Fidelity program helps employees tackle student loan debt
Up to $10,000 available to help with ‘a very real financial concern’
Fidelity Investments has implemented a new benefit program to assist employees with student loans.
Under the program, Fidelity employees with more than six months of tenure are eligible to receive $2,000 payments toward their student loans per year, up to $10,000 in total. Since January, Fidelity has used a third-party vendor, Tuition.io, to make direct payments for nearly 5,000 employees who have enrolled in the program.
“Our employees and their managers told us that student loan debt was forcing them to put off major life decisions like buying a home and having a child,” said Jennifer Hanson, head of associate experience and benefits at Fidelity. “As a financial services firm, this was really concerning to us and we felt that providing a benefit like student loan repayment assistance helps us to address a very real financial concern that is impacting our employees directly.”

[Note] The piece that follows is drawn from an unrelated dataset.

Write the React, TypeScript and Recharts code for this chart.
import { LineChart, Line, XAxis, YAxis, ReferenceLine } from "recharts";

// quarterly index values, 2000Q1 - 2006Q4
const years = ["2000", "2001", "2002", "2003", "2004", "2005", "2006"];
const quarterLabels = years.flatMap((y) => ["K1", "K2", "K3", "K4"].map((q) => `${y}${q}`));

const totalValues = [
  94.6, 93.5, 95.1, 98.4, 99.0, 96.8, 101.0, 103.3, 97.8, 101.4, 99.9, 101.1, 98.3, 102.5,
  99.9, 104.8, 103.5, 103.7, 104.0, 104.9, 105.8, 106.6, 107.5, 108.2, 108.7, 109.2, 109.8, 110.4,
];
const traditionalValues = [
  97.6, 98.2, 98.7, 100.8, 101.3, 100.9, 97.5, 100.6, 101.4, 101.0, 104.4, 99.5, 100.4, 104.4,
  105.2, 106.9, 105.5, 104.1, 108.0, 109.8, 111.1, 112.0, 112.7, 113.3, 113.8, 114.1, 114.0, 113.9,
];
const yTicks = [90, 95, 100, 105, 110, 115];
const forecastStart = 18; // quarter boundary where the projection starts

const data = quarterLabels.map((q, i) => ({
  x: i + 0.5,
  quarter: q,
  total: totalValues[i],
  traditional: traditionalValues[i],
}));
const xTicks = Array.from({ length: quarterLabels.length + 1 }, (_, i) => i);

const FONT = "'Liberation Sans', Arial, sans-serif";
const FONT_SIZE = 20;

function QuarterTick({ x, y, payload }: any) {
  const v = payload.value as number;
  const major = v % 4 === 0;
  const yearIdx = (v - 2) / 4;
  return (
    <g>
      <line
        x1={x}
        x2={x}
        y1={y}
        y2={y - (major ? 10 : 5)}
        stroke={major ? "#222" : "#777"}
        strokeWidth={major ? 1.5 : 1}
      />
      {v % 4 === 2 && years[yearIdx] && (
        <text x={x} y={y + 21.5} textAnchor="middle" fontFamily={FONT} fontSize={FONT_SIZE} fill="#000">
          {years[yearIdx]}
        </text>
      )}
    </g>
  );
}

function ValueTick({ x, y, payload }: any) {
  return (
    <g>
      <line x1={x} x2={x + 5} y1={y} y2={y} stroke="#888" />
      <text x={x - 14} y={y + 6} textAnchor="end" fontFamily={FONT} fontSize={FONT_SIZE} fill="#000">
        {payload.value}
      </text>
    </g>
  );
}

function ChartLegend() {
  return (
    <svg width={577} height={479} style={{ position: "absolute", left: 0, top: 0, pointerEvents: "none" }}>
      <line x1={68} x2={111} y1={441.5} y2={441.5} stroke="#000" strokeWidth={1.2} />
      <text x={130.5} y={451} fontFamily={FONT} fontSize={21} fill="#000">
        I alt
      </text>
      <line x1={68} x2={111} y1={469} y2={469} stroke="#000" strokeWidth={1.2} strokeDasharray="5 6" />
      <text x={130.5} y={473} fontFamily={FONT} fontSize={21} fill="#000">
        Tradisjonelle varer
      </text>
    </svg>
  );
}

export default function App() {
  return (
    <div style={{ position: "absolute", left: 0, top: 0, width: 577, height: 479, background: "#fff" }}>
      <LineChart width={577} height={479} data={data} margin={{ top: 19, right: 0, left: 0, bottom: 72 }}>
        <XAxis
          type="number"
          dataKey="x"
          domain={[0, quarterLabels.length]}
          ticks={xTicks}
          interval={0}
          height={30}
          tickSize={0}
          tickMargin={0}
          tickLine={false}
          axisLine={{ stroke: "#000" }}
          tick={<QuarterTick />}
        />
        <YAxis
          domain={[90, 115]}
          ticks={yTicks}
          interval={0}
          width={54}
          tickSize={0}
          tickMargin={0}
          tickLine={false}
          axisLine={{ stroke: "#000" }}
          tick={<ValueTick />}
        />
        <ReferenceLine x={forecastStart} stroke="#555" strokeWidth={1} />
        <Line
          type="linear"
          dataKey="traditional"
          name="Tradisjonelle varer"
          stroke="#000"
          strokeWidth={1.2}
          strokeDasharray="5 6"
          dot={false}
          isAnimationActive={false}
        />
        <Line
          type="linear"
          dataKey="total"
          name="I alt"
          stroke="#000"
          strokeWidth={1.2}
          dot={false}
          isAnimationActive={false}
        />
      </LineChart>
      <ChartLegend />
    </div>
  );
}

According to the Society of Human Resource Professionals’ 2015 Employee Benefit Survey, less than 3 percent of American employers offer a similar benefit, while 70 percent of college graduates have student loan debt averaging $35,051, according to an analysis from Mark Kantrowitz of Edvisors.com, a website that provides information to parents and students about college costs and financial aid.

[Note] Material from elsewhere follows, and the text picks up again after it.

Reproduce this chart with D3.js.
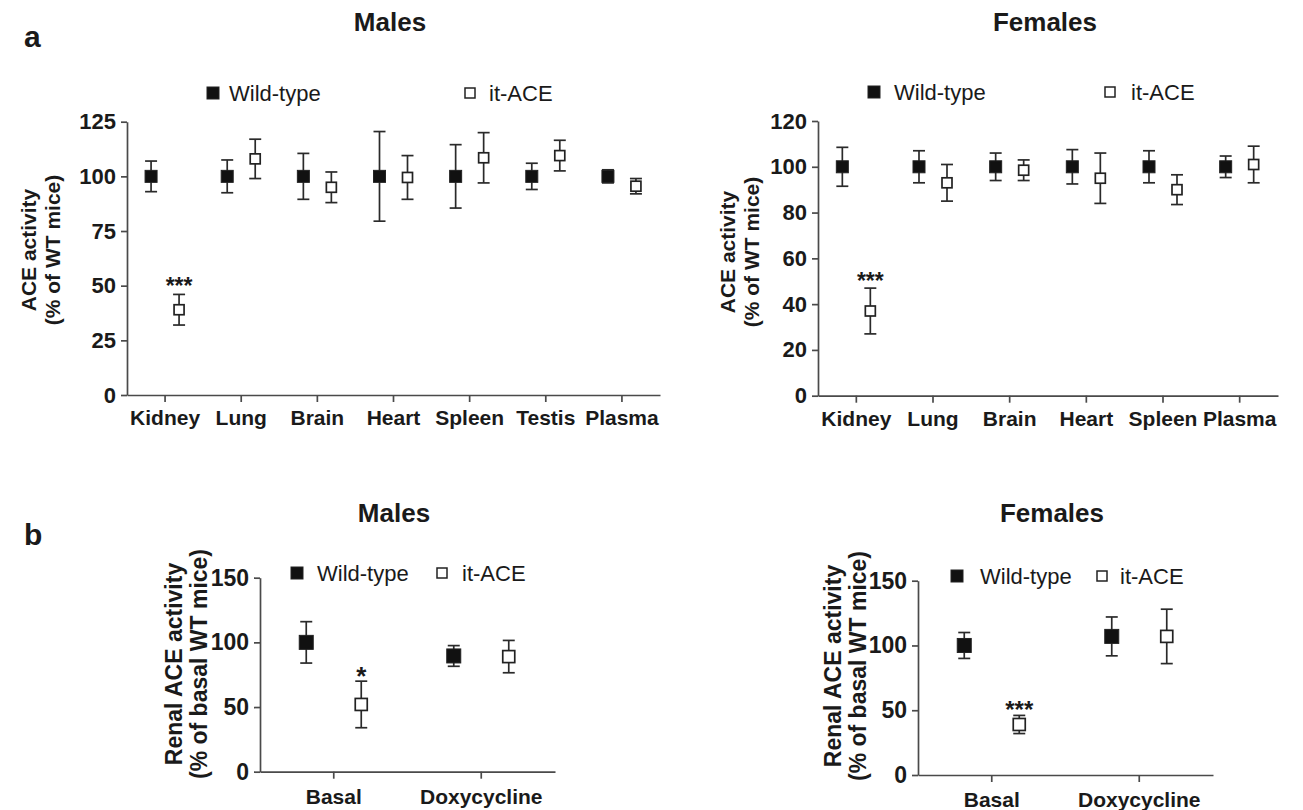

College debt exceeds $1 trillion in the U.S., beating credit card debt as the second-highest household debt, behind mortgages.

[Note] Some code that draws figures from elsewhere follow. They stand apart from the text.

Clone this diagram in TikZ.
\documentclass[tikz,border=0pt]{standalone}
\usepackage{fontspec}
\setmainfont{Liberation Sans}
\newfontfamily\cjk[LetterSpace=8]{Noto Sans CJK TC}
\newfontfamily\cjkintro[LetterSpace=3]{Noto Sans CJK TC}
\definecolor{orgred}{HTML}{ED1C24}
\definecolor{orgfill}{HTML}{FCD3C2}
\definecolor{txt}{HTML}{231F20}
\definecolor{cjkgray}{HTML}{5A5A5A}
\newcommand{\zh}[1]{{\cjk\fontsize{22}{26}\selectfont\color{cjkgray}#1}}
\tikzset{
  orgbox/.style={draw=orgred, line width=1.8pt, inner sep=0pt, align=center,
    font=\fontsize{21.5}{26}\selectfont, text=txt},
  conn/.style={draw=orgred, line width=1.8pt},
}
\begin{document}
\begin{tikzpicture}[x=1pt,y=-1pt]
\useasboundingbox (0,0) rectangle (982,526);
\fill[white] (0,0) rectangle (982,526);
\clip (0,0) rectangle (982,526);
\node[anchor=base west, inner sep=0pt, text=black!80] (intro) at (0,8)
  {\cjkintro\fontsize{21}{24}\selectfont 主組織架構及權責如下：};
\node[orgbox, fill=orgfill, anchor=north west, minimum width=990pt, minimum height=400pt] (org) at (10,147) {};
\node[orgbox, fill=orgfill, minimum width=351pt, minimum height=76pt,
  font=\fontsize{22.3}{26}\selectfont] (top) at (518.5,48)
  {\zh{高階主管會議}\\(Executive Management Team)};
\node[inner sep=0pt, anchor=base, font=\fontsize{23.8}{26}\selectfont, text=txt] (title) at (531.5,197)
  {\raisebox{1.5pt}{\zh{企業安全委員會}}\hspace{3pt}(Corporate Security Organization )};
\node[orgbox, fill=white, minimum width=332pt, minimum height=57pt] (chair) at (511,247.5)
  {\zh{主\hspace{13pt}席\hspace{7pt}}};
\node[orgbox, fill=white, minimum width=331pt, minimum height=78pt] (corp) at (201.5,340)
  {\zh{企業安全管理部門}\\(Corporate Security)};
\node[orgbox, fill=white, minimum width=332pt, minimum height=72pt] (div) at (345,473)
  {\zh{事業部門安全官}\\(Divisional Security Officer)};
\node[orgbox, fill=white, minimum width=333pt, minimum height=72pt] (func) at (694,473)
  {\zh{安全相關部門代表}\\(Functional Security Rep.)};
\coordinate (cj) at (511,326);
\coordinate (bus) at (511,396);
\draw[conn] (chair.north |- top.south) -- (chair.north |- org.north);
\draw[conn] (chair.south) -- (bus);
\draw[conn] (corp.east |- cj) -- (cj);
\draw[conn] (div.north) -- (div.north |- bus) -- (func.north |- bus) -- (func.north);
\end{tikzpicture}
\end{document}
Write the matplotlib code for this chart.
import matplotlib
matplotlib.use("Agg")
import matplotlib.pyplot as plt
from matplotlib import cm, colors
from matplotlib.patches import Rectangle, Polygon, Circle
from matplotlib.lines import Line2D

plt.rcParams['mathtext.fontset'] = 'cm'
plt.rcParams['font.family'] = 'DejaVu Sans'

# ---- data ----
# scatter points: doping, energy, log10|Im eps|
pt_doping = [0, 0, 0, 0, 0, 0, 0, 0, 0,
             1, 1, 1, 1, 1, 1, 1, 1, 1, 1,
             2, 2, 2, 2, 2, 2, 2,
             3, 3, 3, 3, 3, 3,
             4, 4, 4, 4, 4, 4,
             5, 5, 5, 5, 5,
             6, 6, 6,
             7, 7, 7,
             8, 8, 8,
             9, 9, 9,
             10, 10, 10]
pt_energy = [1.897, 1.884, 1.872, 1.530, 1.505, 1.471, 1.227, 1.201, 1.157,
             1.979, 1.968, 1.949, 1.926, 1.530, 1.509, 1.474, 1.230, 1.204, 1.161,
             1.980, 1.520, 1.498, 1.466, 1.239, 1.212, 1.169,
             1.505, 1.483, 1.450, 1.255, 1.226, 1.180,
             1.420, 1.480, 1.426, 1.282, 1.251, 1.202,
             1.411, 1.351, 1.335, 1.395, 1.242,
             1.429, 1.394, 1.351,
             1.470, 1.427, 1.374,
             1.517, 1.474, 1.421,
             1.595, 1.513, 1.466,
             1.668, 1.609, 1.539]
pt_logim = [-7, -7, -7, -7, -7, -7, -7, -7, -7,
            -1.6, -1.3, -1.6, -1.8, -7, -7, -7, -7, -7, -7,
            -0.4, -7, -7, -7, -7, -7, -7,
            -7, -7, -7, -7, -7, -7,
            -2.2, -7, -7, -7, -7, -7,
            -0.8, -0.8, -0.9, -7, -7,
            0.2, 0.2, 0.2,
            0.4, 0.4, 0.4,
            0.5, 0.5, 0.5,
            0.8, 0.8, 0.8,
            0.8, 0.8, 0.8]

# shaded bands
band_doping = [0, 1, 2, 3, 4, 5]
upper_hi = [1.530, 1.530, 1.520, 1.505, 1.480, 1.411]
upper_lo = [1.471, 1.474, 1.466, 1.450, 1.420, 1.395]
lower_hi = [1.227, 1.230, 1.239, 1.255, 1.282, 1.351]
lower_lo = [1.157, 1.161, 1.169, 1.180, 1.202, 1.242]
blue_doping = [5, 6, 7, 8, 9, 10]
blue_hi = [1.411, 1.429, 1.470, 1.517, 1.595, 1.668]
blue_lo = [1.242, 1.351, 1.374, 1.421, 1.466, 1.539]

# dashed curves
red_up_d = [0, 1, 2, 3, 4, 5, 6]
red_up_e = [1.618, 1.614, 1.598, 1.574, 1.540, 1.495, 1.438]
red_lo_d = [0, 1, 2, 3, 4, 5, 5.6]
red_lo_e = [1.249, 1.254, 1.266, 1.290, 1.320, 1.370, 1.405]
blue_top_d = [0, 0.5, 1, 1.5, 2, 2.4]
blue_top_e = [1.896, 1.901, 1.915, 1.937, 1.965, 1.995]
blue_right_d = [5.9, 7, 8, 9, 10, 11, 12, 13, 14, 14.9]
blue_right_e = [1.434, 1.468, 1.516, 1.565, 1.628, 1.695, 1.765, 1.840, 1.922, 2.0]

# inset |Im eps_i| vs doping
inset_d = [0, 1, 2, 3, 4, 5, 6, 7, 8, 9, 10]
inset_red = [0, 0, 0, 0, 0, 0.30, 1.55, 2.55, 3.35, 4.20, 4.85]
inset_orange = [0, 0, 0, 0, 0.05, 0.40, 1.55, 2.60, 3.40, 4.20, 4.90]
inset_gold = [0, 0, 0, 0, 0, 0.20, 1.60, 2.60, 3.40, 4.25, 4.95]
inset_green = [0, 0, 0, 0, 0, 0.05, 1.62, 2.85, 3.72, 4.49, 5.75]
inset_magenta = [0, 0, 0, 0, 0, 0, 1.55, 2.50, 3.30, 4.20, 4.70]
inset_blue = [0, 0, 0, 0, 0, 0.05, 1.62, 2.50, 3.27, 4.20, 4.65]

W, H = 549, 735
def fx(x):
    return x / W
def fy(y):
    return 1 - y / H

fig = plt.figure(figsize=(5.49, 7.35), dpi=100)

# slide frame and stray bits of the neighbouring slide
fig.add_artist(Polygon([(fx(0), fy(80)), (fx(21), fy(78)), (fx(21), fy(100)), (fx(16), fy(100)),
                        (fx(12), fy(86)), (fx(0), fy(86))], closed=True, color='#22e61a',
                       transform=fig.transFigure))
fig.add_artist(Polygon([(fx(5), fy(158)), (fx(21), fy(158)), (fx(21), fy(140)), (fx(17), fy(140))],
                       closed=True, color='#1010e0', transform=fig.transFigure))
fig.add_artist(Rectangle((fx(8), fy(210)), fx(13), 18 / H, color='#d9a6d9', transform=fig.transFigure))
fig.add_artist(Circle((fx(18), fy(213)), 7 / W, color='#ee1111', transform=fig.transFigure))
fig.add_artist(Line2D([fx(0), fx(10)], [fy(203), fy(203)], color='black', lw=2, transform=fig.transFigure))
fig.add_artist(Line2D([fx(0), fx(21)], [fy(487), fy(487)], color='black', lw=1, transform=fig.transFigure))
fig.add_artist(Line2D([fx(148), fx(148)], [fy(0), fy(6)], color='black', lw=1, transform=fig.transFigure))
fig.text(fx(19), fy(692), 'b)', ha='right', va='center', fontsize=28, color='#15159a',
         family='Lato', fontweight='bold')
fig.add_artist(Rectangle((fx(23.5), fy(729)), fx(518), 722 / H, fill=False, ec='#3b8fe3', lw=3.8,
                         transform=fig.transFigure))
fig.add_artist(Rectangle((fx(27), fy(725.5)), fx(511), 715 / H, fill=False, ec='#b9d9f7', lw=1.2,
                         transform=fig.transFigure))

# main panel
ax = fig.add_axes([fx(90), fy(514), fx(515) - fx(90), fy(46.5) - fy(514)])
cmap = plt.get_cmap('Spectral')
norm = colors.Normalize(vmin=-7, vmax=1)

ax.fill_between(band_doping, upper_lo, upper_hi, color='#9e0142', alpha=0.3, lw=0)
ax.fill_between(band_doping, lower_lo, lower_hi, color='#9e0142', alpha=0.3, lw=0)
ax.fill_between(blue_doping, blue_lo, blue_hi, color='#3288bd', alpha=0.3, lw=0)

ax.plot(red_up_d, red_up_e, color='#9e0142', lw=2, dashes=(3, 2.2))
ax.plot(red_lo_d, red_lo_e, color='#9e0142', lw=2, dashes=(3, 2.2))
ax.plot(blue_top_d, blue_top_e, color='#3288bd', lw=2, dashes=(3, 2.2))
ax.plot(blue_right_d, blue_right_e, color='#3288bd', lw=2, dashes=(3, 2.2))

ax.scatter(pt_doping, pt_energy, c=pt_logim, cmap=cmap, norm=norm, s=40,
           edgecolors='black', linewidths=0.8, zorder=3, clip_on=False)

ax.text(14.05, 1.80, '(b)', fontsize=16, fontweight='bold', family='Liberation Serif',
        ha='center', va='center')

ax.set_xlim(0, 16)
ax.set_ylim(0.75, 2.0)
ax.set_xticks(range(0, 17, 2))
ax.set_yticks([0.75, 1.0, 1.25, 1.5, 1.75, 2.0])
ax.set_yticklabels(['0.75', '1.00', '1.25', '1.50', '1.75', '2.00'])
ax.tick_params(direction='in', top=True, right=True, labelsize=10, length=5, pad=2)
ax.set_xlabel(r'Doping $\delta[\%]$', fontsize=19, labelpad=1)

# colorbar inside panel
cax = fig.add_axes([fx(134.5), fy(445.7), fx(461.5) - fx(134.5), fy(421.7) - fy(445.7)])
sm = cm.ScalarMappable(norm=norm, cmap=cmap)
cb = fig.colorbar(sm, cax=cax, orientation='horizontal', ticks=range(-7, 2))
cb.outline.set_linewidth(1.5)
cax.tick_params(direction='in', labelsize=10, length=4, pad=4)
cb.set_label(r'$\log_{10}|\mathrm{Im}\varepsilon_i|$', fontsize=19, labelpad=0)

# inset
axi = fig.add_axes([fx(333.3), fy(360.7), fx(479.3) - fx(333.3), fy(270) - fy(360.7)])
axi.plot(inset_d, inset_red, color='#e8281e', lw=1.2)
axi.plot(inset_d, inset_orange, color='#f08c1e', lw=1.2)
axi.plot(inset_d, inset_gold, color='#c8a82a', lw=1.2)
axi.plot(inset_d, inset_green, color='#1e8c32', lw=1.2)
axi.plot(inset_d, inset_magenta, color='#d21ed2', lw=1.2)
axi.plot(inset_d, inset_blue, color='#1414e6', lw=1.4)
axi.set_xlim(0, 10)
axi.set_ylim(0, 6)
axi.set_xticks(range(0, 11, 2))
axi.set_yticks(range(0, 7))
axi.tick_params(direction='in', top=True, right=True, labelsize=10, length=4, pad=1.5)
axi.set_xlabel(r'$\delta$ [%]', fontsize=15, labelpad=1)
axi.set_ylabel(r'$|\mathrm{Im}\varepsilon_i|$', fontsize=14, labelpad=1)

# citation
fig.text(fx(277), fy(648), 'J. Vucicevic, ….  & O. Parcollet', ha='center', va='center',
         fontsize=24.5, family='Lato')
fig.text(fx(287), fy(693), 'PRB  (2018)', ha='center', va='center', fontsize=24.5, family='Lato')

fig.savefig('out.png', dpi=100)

Fidelity also recently expanded its maternity and parental leave program for employees. Maternity leave has been expanded from six weeks (or eight weeks with a cesarean-section) to 16 weeks, and parental leave is now six weeks, up from two weeks.
“We recognized that parental leave is a compelling benefit to attract and retain employees, so we took the necessary steps to give parents the time off they need,” said Hanson. “We take significant pride in providing our employees with a great associate experience.”